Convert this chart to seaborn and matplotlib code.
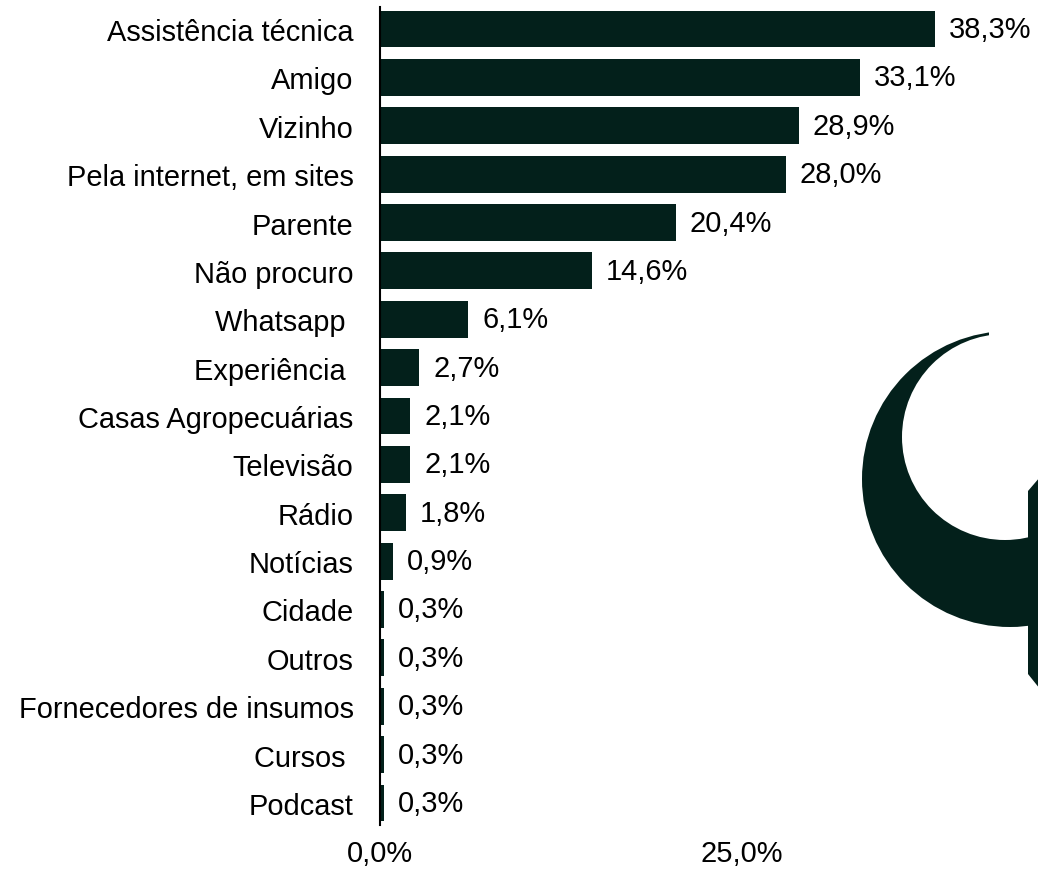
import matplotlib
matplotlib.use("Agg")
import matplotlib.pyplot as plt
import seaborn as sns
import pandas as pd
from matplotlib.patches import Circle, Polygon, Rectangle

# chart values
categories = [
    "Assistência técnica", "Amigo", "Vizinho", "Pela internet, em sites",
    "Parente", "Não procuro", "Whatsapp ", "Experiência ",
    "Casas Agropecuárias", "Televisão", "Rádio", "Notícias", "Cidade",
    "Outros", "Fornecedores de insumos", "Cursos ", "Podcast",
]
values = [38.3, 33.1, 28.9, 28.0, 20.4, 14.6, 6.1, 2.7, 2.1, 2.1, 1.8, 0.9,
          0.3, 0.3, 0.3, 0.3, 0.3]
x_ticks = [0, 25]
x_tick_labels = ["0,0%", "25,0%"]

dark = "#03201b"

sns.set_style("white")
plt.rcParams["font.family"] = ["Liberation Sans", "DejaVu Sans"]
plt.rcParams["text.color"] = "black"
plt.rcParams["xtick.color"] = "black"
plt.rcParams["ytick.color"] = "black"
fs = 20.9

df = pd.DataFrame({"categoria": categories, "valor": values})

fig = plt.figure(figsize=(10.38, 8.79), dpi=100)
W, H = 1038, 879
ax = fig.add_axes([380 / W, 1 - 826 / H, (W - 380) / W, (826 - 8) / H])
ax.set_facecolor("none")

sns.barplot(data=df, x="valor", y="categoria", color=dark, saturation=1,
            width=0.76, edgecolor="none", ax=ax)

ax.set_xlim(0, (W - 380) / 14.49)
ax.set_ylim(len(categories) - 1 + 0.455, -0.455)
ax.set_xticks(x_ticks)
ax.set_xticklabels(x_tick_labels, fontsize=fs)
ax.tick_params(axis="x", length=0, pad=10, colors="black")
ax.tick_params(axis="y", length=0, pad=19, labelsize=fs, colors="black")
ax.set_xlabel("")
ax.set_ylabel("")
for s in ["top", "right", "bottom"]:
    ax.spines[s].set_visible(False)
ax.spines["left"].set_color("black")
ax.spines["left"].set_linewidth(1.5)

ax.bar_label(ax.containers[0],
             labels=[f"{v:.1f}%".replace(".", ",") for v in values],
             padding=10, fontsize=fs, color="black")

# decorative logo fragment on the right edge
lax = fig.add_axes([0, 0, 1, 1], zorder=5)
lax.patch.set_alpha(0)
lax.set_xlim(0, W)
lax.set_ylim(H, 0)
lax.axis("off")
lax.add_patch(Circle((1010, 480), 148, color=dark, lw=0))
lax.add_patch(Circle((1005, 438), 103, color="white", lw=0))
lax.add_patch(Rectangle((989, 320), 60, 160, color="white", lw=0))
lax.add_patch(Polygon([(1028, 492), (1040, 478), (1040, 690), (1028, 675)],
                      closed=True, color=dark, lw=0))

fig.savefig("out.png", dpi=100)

▬▬▬

Given problem:
Go from the first line of the data above to the line containing "from matplotlib.patches import" and retype exactly those lines, both included, but none of the pictures.

Exercise answer:
Convert this chart to seaborn and matplotlib code.
import matplotlib
matplotlib.use("Agg")
import matplotlib.pyplot as plt
import seaborn as sns
import pandas as pd
from matplotlib.patches import Circle, Polygon, Rectangle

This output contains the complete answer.